:: EXERCISE INSTRUCTIONS ::
The lines from the top of the material through the line with "from matplotlib.patches import Rectangle" are to be set down exactly. Leave the pictures out.

:: DATA EXTRACT ::
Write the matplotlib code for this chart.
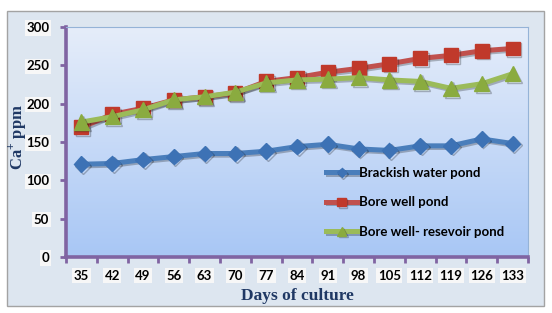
import matplotlib

matplotlib.use("Agg")
import matplotlib.pyplot as plt
import matplotlib.patheffects as pe
import numpy as np
from matplotlib.patches import Rectangle

days = [35, 42, 49, 56, 63, 70, 77, 84, 91, 98, 105, 112, 119, 126, 133]
brackish = [121, 122, 127, 131, 135, 135, 138, 144, 147, 141, 139, 145, 145, 154, 148]
bore_well = [169, 186, 194, 205, 209, 214, 229, 234, 241, 246, 252, 259, 263, 269, 272]
bore_resv = [176, 183, 192, 205, 209, 215, 227, 231, 232, 234, 231, 229, 220, 226, 239]
y_ticks = [0, 50, 100, 150, 200, 250, 300]

plt.rcParams["mathtext.fontset"] = "custom"
plt.rcParams["mathtext.rm"] = "Liberation Serif:bold"
plt.rcParams["mathtext.bf"] = "Liberation Serif:bold"

W, H = 552, 313
fig = plt.figure(figsize=(W / 100, H / 100), dpi=100)
fig.patch.set_facecolor("white")

# outer chart frame
frame = Rectangle((7 / W, 1 - 306 / H), (544 - 7) / W, (306 - 11) / H,
                  transform=fig.transFigure, facecolor="#dde6f0",
                  edgecolor="#a3a3a3", lw=1.0, zorder=-5)
fig.patches.append(frame)

ax = fig.add_axes([66 / W, 1 - 257 / H, (528 - 66) / W, (257 - 27) / H])
ax.set_zorder(2)
ax.set_facecolor("none")

x = np.arange(len(days))
ax.set_xlim(-0.5, len(days) - 0.5)
ax.set_ylim(0, 300)

# vertical gradient for the plot area
grad = np.linspace(0, 1, 256)[:, None]
top = np.array([0.90, 0.93, 0.98])
bot = np.array([0.66, 0.78, 0.96])
img = top + (bot - top) * grad[..., None]
ax.imshow(img, extent=[-0.5, len(days) - 0.5, 0, 300], origin="upper",
          aspect="auto", zorder=0)

shadow = [pe.SimpleLineShadow(offset=(1.2, -1.2), alpha=0.25), pe.Normal()]
ax.plot(x, brackish, color="#4a7ebb", lw=3.6, marker="D", ms=8,
        mfc="#3d72b5", mec="#3d72b5", label="Brackish water pond",
        zorder=3, path_effects=shadow)
ax.plot(x, bore_well, color="#c0504d", lw=3.6, marker="s", ms=10,
        mfc="#c0392b", mec="#c0392b", label="Bore well pond",
        zorder=3, path_effects=shadow)
ax.plot(x, bore_resv, color="#9bbb59", lw=3.6, marker="^", ms=11,
        mfc="#8aab3f", mec="#8aab3f", label="Bore well- resevoir pond",
        zorder=4, path_effects=shadow)

for s in ["top", "right"]:
    ax.spines[s].set_color("#95b3d7")
    ax.spines[s].set_linewidth(0.8)
for s in ["left", "bottom"]:
    ax.spines[s].set_color("#8064a2")
    ax.spines[s].set_linewidth(2.6)

ax.set_yticks(y_ticks)
ax.set_xticks(x)
ax.set_xticklabels([str(d) for d in days])
ax.set_xticks(np.arange(len(days) + 1) - 0.5, minor=True)
ax.tick_params(axis="y", length=4, width=2, color="#8064a2", pad=8)
ax.tick_params(axis="x", which="major", length=0, pad=9)
ax.tick_params(axis="x", which="minor", length=4, width=2, color="#8064a2")

box = dict(boxstyle="square,pad=0.12", fc="#f7f7f7", ec="none")
for t in ax.get_xticklabels() + ax.get_yticklabels():
    t.set_fontfamily("Lato")
    t.set_fontweight("bold")
    t.set_fontsize(9.5)
    t.set_bbox(box)

ax.set_ylabel("Ca$^{+}$ ppm", fontfamily="Liberation Serif", fontweight="bold",
              fontsize=12, color="#1f3864")
ax.yaxis.set_label_coords(-38 / 462, 0.52)
ax.set_xlabel("Days of culture", fontfamily="Liberation Serif", fontweight="bold",
              fontsize=12.5, color="#1f3864")
ax.xaxis.set_label_coords(0.5, -31 / 230)

leg = ax.legend(loc="upper left", bbox_to_anchor=(326 / W, 1 - 167 / H),
                bbox_transform=fig.transFigure, frameon=False, borderpad=0,
                borderaxespad=0,
                prop={"family": "Lato", "weight": "bold", "size": 9.5},
                handlelength=2.35, handletextpad=0.15, labelspacing=1.32,
                markerscale=0.6)

fig.savefig("out.png", dpi=100)
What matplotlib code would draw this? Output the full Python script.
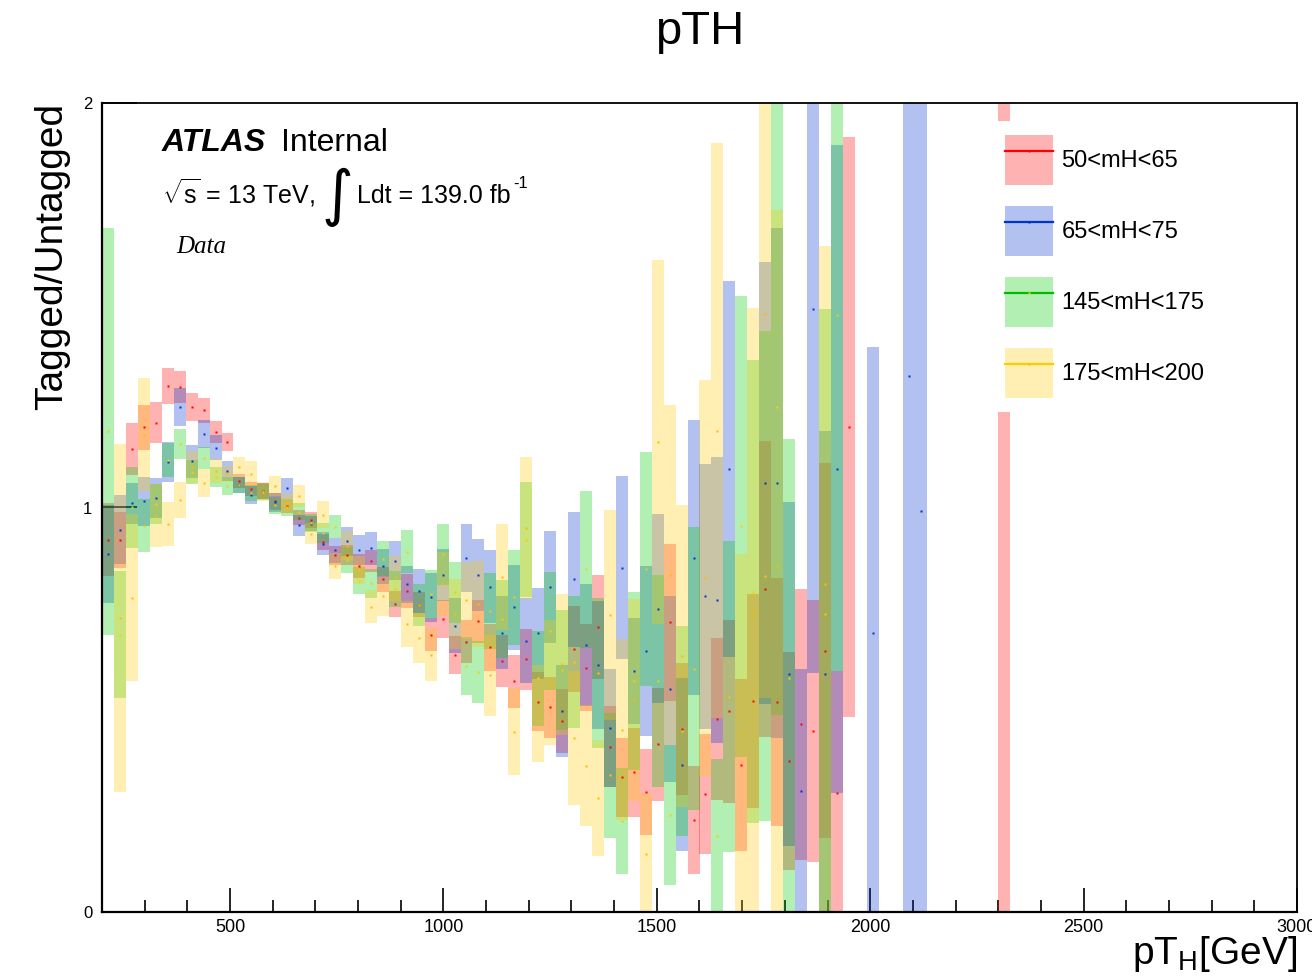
"""
pTH tagged/untagged ratio in four mH windows (ATLAS internal style)
"""

import numpy as np
import matplotlib
matplotlib.use('Agg')
import matplotlib.pyplot as plt
from matplotlib.patches import Patch
from matplotlib.lines import Line2D
from matplotlib.ticker import MultipleLocator, FixedLocator

plt.rcParams['font.family'] = ['Liberation Sans', 'DejaVu Sans']
plt.rcParams['mathtext.fontset'] = 'custom'
plt.rcParams['mathtext.rm'] = 'Liberation Sans'
plt.rcParams['mathtext.it'] = 'Liberation Sans:italic'

# 28 GeV bins starting at 200 GeV, bin index 0..75
bin_start = 200
bin_width = 28
N = None

labels = ["50<mH<65", "65<mH<75", "145<mH<175", "175<mH<200"]

red_val = [0.92, 0.92, 1.145, 1.198, 1.21, 1.30, 1.298, 1.248, 1.24, 1.187,
           1.161, 1.065, 1.046, 1.04, 1.015, 1.003, 0.975, 0.969, 0.915, 0.882,
           0.883, 0.856, 0.868, 0.823, 0.761, 0.793, 0.76, 0.686, 0.725, 0.636,
           0.668, 0.719, 0.655, 0.62, 0.57, 0.625, 0.52, 0.506, 0.472, 0.651,
           0.604, 0.705, 0.409, 0.333, 0.345, 0.297, 0.415, 0.716, 0.453, 0.227,
           0.291, 0.477, 0.496, 0.363, 0.521, 0.799, 0.519, 0.374, 0.464, 0.447,
           0.646, 0.295, 1.199, N, N, N, N, N, N, N,
           N, N, N, N, N, 1.6]
red_err = [0.09, 0.07, 0.065, 0.055, 0.05, 0.045, 0.04, 0.035, 0.031, 0.027,
           0.022, 0.017, 0.017, 0.02, 0.02, 0.017, 0.018, 0.02, 0.02, 0.024,
           0.025, 0.03, 0.027, 0.031, 0.032, 0.042, 0.03, 0.041, 0.047, 0.047,
           0.053, 0.053, 0.058, 0.064, 0.066, 0.075, 0.073, 0.076, 0.08, 0.106,
           0.107, 0.129, 0.1, 0.098, 0.11, 0.107, 0.14, 0.195, 0.163, 0.133,
           0.148, 0.2, 0.226, 0.213, 0.265, 0.366, 0.306, 0.27, 0.335, 0.324,
           0.464, 0.3, 0.716, N, N, N, N, N, N, N,
           N, N, N, N, N, 1.7]

blue_val = [0.885, 0.945, 1.01, 1.015, 1.024, 1.113, 1.248, 1.114, 1.182, 1.148,
            1.09, 1.055, 1.03, 1.04, 1.013, 1.047, 0.956, 0.96, 0.911, 0.894,
            0.916, 0.896, 0.899, 0.855, 0.868, 0.81, 0.793, 0.778, 0.833, 0.708,
            0.875, 0.833, 0.804, 0.69, 0.753, 0.671, 0.689, 0.804, 0.497, 0.823,
            0.66, 0.611, 0.454, 0.851, 0.596, 0.646, 0.75, 0.551, 0.364, 0.876,
            0.78, 0.771, 1.095, N, N, 1.06, 1.06, 0.588, 0.3, 1.49,
            0.588, 1.095, N, N, 0.69, N, N, 1.325, 0.991, N,
            N, N, N, N, N, N]
blue_err = [0.12, 0.085, 0.05, 0.06, 0.05, 0.05, 0.047, 0.04, 0.034, 0.031,
            0.025, 0.02, 0.022, 0.02, 0.023, 0.025, 0.026, 0.018, 0.028, 0.03,
            0.035, 0.037, 0.04, 0.043, 0.048, 0.045, 0.054, 0.06, 0.065, 0.068,
            0.083, 0.088, 0.09, 0.09, 0.105, 0.106, 0.112, 0.138, 0.113, 0.167,
            0.15, 0.158, 0.146, 0.226, 0.13, 0.21, 0.233, 0.23, 0.214, 0.34,
            0.328, 0.354, 0.465, N, N, 0.547, 0.63, 0.425, 0.3, 0.9,
            0.6, 0.8, N, N, 0.706, N, N, 1.4, 1.1, N,
            N, N, N, N, N, N]

green_val = [1.188, 0.685, 1.0, 0.955, 1.008, 1.117, 1.157, 1.087, 1.123, 1.075,
             1.054, 1.056, 1.036, 1.038, 1.005, 1.0, 0.99, 0.962, 0.937, 0.953,
             0.87, 0.819, 0.813, 0.873, 0.799, 0.891, 0.759, 0.786, 0.884, 0.79,
             0.609, 0.593, 0.744, 0.724, 0.778, 0.92, 0.578, 0.695, 0.598, 0.617,
             0.847, 0.591, 0.338, 0.224, 0.57, 0.848, 0.571, 0.24, 0.448, 0.601,
             N, 0.188, 0.532, 0.954, 0.792, 0.831, 1.248, 0.579, N, N,
             0.737, 1.476, N, N, N, N, N, N, N, N,
             N, N, N, N, N, N]
green_err = [0.504, 0.157, 0.10, 0.065, 0.05, 0.042, 0.038, 0.03, 0.027, 0.025,
             0.022, 0.019, 0.019, 0.02, 0.02, 0.02, 0.022, 0.022, 0.025, 0.029,
             0.032, 0.033, 0.036, 0.043, 0.045, 0.053, 0.053, 0.06, 0.075, 0.075,
             0.072, 0.077, 0.094, 0.096, 0.117, 0.142, 0.117, 0.146, 0.149, 0.163,
             0.194, 0.185, 0.154, 0.131, 0.22, 0.29, 0.262, 0.173, 0.26, 0.35,
             N, 0.19, 0.384, 0.57, 0.573, 0.605, 0.76, 0.59, N, N,
             0.754, 0.88, N, N, N, N, N, N, N, N,
             N, N, N, N, N, N]

yellow_val = [N, 0.727, 0.777, 1.18, 0.98, 0.96, 1.018, 1.10, 1.061, 1.09,
              1.082, 1.10, 1.084, 1.04, 1.054, 1.01, 1.029, 0.935, 0.982, 0.855,
              0.906, 0.845, 0.755, 0.78, 0.825, 0.711, 0.677, 0.636, 0.811, 0.737,
              0.771, 0.762, 0.585, 0.828, 0.446, 0.949, 0.49, 0.568, 0.612, 0.431,
              0.362, 0.282, 0.734, 0.451, 0.524, 0.143, 1.162, 0.833, 0.633, N,
              0.825, 1.19, N, 0.438, 0.738, 1.478, 0.855, N, N, N,
              0.812, N, N, N, N, N, N, N, N, N,
              N, N, N, N, N, N]
yellow_err = [N, 0.43, 0.206, 0.14, 0.078, 0.054, 0.045, 0.04, 0.034, 0.03,
              0.02, 0.025, 0.03, 0.023, 0.025, 0.024, 0.027, 0.026, 0.033, 0.032,
              0.035, 0.035, 0.041, 0.047, 0.056, 0.057, 0.061, 0.066, 0.08, 0.087,
              0.095, 0.106, 0.1, 0.13, 0.108, 0.176, 0.12, 0.155, 0.174, 0.166,
              0.15, 0.144, 0.26, 0.223, 0.25, 0.15, 0.45, 0.42, 0.373, N,
              0.49, 0.71, N, 0.446, 0.754, 0.95, 0.88, N, N, N,
              0.834, N, N, N, N, N, N, N, N, N,
              N, N, N, N, N, N]

series = [
    (labels[0], red_val, red_err, '#ff0000', '#ff0000', '#ff0000'),
    (labels[1], blue_val, blue_err, '#0033cc', '#0033cc', '#0033cc'),
    (labels[2], green_val, green_err, '#00cc00', '#00bb00', '#ffcc00'),
    (labels[3], yellow_val, yellow_err, '#ffcc00', '#ffcc00', '#ffbb00'),
]


def to_arr(lst):
    return np.array([np.nan if v is None else v for v in lst], dtype=float)


W, H = 1312, 980
fig = plt.figure(figsize=(W / 100, H / 100), dpi=100)
ax = fig.add_axes([102 / W, 1 - 912 / H, 1195 / W, 809 / H])

handles = []
for name, val, err, fill, line, mark in series:
    v = to_arr(val)
    e = to_arr(err)
    lo = bin_start + bin_width * np.arange(len(v))
    ok = ~np.isnan(v)
    ax.bar(lo[ok], 2 * e[ok], bottom=v[ok] - e[ok], width=bin_width, align='edge',
           color=fill, alpha=0.3, linewidth=0, zorder=2)
    ax.plot(lo[ok] + bin_width / 2, v[ok], 's', ms=1.5, color=mark, mec='none', zorder=3)
    handles.append((Patch(facecolor=fill, alpha=0.3, edgecolor='none'),
                    Line2D([], [], color=line, lw=1.6, marker='s', ms=1.5,
                           mfc=mark, mec='none')))

ax.set_xlim(200, 3000)
ax.set_ylim(0, 2)

ax.xaxis.set_major_locator(FixedLocator([500, 1000, 1500, 2000, 2500, 3000]))
ax.xaxis.set_minor_locator(MultipleLocator(100))
ax.set_xticklabels(['500', '1000', '1500', '2000', '2500', '3000'])
ax.yaxis.set_major_locator(FixedLocator([0, 1, 2]))
ax.set_yticklabels(['0', '1', '2'])
ax.tick_params(axis='x', which='major', direction='in', length=17, width=1.2,
               labelsize=13, pad=5, top=False)
ax.tick_params(axis='x', which='minor', direction='in', length=8.5, width=1.2, top=False)
ax.tick_params(axis='y', which='major', direction='in', length=25, width=1.2,
               labelsize=12, pad=7, right=False)
for side in ['left', 'bottom']:
    ax.spines[side].set_linewidth(1.6)
for side in ['top', 'right']:
    ax.spines[side].set_linewidth(1.3)

ax.set_xlabel(r'pT$_{\mathrm{H}}$[GeV]', loc='right', fontsize=28)
ax.xaxis.set_label_coords(1.0, -0.027)
ax.set_ylabel('Tagged/Untagged', loc='top', fontsize=28)
ax.yaxis.set_label_coords(-0.027, 1.0)

leg = ax.legend(handles, labels, loc='upper left', bbox_to_anchor=(0.7435, 0.978),
                fontsize=17, handlelength=2.03, handleheight=2.88, labelspacing=0.89,
                handletextpad=0.38, borderpad=0.6, borderaxespad=0.0, frameon=True,
                fancybox=False, framealpha=1.0, facecolor='white', edgecolor='none')
leg.set_zorder(5)


def fx(px):
    return px / W


def fy(py):
    return 1 - py / H


fig.text(fx(700), fy(32), 'pTH', ha='center', va='center', fontsize=34)
fig.text(fx(162), fy(151), 'ATLAS', fontsize=23, fontweight='bold', fontstyle='italic',
         va='baseline')
fig.text(fx(281), fy(151), 'Internal', fontsize=23, va='baseline')
fig.text(fx(162), fy(203), r'$\sqrt{\mathrm{s}}$ = 13 TeV,', fontsize=18, va='baseline')
fig.text(fx(322), fy(197), '\u222b', fontsize=44, va='center', family='DejaVu Sans')
fig.text(fx(357), fy(203), 'Ldt = 139.0 fb', fontsize=18, va='baseline')
fig.text(fx(513), fy(188), '-1', fontsize=12, va='baseline')
fig.text(fx(176), fy(253), 'Data', fontsize=18, fontstyle='italic', va='baseline',
         family=['Liberation Serif', 'DejaVu Serif'])

fig.savefig('out.png', dpi=100)
print("Saved out.png")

:: WRITTEN RESPONSE ::
Write the matplotlib code for this chart.
import matplotlib

matplotlib.use("Agg")
import matplotlib.pyplot as plt
import matplotlib.patheffects as pe
import numpy as np
from matplotlib.patches import Rectangle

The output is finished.